WRITTEN TASK>
Nothing should be output except the lines from the one containing "What Apache ECharts" through the one containing "var yTicks = [80, 90, 100, 110, 120, 130, 140];", both ends included, each repeated exactly.

INPUT FOR THIS TASK>
________

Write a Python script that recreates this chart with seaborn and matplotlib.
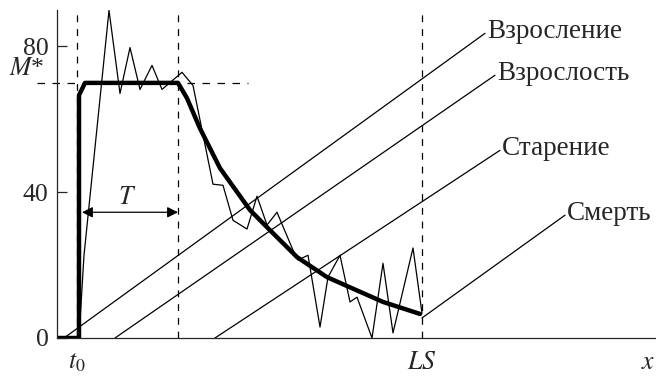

________

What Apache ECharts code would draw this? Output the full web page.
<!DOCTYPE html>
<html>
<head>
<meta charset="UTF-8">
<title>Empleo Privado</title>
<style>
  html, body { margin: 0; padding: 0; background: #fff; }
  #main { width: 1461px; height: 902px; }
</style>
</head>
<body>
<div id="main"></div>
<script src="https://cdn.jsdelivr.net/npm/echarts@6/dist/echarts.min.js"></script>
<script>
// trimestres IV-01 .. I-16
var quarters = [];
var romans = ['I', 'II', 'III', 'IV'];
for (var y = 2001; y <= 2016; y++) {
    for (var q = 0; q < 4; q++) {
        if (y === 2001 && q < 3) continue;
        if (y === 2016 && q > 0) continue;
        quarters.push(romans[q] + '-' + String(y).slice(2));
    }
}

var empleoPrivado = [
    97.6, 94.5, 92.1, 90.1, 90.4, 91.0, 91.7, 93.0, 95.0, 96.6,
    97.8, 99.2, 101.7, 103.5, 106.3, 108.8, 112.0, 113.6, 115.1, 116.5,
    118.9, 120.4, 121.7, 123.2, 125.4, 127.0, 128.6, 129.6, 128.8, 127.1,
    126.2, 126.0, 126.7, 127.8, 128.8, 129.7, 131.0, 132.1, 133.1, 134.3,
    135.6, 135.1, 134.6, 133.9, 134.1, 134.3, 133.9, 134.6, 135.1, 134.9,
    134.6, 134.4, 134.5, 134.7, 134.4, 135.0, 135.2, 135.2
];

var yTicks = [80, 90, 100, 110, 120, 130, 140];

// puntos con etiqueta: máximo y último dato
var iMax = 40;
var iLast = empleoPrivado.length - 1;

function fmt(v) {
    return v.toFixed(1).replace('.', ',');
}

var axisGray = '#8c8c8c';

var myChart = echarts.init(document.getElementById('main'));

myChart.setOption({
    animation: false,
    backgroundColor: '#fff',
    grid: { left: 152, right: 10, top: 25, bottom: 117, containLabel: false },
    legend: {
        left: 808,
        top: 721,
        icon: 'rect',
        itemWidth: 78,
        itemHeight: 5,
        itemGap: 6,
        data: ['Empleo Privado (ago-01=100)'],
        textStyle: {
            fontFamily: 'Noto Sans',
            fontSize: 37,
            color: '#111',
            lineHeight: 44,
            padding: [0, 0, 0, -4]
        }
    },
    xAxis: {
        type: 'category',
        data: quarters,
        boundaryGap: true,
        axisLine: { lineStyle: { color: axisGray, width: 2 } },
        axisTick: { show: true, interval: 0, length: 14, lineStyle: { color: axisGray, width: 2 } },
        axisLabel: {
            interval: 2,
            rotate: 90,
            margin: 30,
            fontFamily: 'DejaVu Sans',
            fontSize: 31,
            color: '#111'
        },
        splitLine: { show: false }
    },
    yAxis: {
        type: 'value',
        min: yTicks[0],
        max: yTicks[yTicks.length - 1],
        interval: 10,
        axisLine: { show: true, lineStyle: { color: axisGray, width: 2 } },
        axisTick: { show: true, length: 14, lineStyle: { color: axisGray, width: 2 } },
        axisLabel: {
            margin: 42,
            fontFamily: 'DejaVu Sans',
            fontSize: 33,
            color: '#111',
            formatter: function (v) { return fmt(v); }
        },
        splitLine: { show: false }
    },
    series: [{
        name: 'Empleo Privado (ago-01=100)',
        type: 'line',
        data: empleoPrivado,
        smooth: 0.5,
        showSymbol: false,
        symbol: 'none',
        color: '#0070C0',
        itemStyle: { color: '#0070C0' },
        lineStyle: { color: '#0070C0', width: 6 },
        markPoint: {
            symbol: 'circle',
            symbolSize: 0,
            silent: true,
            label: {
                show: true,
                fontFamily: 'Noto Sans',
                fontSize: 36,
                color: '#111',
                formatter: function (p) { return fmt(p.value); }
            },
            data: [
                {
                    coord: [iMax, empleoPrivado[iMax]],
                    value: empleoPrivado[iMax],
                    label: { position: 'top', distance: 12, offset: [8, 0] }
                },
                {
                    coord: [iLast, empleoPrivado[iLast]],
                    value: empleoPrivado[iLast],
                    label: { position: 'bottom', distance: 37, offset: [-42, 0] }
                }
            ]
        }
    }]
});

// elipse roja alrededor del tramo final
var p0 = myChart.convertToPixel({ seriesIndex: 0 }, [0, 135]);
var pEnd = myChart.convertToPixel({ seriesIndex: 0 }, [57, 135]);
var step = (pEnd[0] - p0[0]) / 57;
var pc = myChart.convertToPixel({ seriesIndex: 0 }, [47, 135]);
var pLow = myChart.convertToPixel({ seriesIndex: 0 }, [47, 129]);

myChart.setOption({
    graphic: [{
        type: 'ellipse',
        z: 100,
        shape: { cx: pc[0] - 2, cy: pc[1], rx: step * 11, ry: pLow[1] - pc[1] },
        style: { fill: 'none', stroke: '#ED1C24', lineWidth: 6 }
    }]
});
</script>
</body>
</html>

________

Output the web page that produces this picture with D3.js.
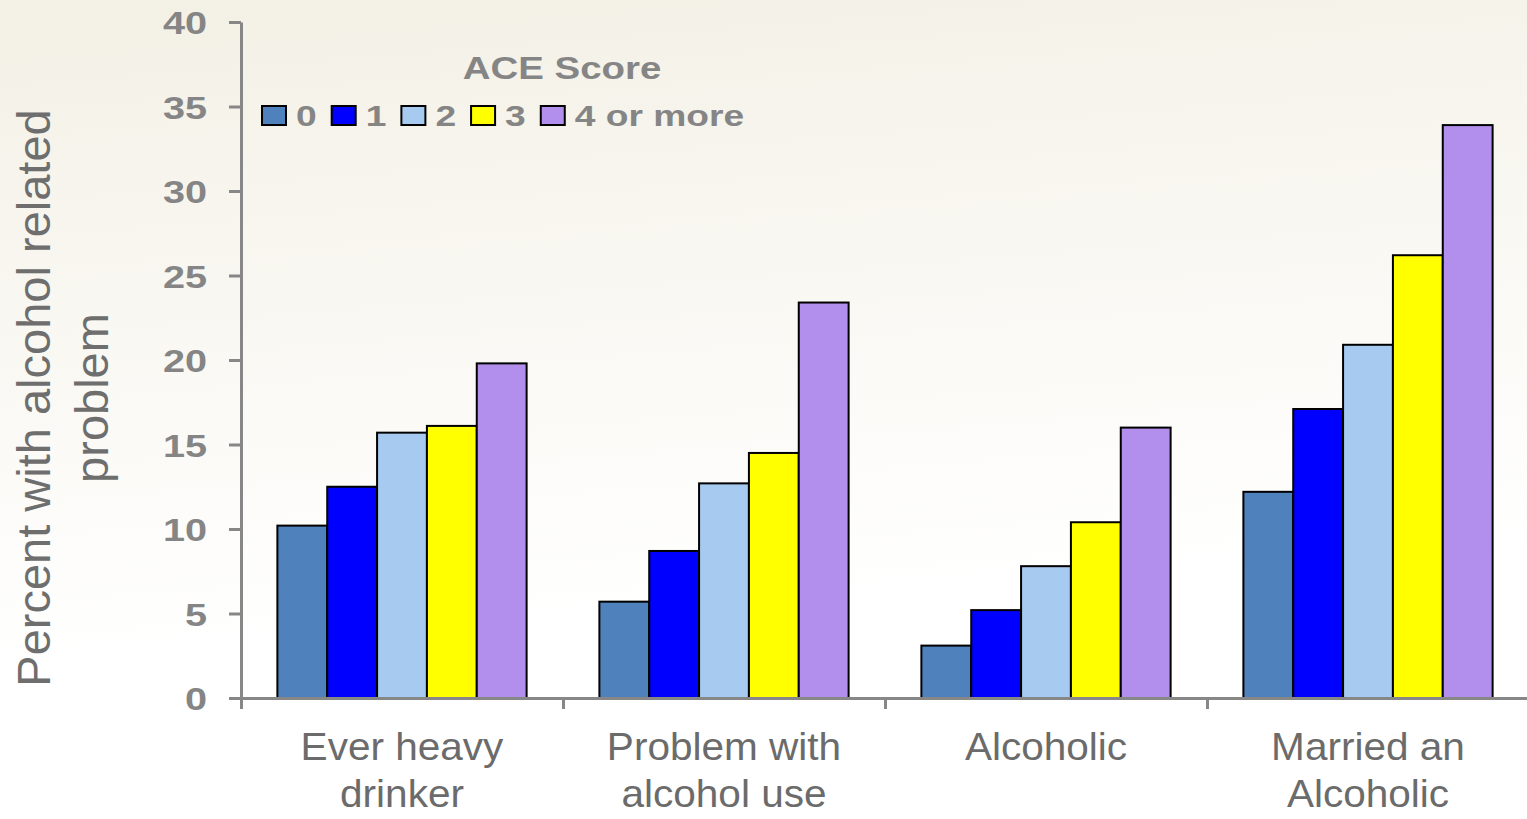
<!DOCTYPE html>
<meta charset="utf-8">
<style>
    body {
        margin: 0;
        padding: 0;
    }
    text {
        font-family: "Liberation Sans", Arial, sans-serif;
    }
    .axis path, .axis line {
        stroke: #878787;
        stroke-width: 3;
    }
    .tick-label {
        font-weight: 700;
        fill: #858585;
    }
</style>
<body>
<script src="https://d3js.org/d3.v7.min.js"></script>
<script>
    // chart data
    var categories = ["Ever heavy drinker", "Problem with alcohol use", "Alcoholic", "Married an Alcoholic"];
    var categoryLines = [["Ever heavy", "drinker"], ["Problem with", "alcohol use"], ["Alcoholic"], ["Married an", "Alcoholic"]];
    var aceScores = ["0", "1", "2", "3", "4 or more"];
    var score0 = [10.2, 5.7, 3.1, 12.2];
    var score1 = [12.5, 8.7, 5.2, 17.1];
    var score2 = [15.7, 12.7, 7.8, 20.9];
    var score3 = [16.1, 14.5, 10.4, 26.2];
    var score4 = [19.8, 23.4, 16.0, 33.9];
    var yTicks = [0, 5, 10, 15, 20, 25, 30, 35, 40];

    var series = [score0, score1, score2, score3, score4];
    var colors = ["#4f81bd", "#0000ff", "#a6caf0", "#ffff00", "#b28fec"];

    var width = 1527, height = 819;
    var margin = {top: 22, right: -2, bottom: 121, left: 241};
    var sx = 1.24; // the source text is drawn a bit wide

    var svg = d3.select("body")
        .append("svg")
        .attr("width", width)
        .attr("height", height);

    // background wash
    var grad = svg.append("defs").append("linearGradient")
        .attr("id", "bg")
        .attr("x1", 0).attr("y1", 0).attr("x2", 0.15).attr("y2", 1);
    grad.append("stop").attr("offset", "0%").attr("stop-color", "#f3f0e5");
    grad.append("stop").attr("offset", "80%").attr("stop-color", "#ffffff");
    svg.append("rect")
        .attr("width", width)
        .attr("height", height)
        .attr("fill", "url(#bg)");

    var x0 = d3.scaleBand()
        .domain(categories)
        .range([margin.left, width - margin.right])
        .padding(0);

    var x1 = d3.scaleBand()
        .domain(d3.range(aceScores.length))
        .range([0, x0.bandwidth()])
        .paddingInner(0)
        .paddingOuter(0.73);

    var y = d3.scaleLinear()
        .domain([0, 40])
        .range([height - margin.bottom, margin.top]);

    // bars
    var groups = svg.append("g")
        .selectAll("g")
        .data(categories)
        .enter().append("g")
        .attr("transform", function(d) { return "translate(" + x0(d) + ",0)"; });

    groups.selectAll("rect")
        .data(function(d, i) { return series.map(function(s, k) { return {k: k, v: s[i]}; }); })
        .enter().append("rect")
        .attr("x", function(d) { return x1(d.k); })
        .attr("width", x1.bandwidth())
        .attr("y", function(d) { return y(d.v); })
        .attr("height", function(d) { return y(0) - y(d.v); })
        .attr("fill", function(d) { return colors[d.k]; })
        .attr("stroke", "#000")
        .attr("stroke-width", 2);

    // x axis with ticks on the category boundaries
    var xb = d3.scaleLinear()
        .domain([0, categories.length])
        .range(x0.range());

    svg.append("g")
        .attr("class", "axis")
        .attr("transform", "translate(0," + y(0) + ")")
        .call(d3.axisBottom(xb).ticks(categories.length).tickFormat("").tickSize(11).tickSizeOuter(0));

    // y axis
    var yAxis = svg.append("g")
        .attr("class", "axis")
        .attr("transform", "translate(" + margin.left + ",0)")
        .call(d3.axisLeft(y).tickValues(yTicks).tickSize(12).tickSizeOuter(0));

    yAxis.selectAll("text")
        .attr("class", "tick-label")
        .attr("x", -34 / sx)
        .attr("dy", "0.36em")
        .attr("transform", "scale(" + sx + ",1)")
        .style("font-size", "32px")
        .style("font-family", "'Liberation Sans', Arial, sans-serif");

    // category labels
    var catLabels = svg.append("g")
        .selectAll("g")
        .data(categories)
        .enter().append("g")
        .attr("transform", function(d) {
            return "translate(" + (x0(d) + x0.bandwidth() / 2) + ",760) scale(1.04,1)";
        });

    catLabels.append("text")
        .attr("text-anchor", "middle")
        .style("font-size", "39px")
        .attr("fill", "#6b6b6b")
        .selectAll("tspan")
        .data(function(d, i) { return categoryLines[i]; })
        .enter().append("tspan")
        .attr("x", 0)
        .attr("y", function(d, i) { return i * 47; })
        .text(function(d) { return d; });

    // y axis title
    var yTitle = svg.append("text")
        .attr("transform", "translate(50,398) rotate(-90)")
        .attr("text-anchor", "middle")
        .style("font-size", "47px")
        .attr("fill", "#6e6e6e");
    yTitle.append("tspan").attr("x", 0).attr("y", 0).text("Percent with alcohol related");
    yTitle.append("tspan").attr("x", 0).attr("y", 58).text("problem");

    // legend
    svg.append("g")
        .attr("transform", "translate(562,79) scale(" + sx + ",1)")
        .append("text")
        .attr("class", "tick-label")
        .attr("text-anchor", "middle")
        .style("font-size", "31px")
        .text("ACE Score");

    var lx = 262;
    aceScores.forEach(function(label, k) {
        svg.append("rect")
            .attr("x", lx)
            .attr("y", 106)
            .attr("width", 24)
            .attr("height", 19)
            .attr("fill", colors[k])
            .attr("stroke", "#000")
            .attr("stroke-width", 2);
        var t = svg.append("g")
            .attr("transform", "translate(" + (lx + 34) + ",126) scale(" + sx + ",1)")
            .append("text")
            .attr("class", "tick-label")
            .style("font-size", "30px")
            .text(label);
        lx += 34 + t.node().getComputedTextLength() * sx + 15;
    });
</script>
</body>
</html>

________

REPLY TO THE EXERCISE>
What Apache ECharts code would draw this? Output the full web page.
<!DOCTYPE html>
<html>
<head>
<meta charset="UTF-8">
<title>Empleo Privado</title>
<style>
  html, body { margin: 0; padding: 0; background: #fff; }
  #main { width: 1461px; height: 902px; }
</style>
</head>
<body>
<div id="main"></div>
<script src="https://cdn.jsdelivr.net/npm/echarts@6/dist/echarts.min.js"></script>
<script>
// trimestres IV-01 .. I-16
var quarters = [];
var romans = ['I', 'II', 'III', 'IV'];
for (var y = 2001; y <= 2016; y++) {
    for (var q = 0; q < 4; q++) {
        if (y === 2001 && q < 3) continue;
        if (y === 2016 && q > 0) continue;
        quarters.push(romans[q] + '-' + String(y).slice(2));
    }
}

var empleoPrivado = [
    97.6, 94.5, 92.1, 90.1, 90.4, 91.0, 91.7, 93.0, 95.0, 96.6,
    97.8, 99.2, 101.7, 103.5, 106.3, 108.8, 112.0, 113.6, 115.1, 116.5,
    118.9, 120.4, 121.7, 123.2, 125.4, 127.0, 128.6, 129.6, 128.8, 127.1,
    126.2, 126.0, 126.7, 127.8, 128.8, 129.7, 131.0, 132.1, 133.1, 134.3,
    135.6, 135.1, 134.6, 133.9, 134.1, 134.3, 133.9, 134.6, 135.1, 134.9,
    134.6, 134.4, 134.5, 134.7, 134.4, 135.0, 135.2, 135.2
];

var yTicks = [80, 90, 100, 110, 120, 130, 140];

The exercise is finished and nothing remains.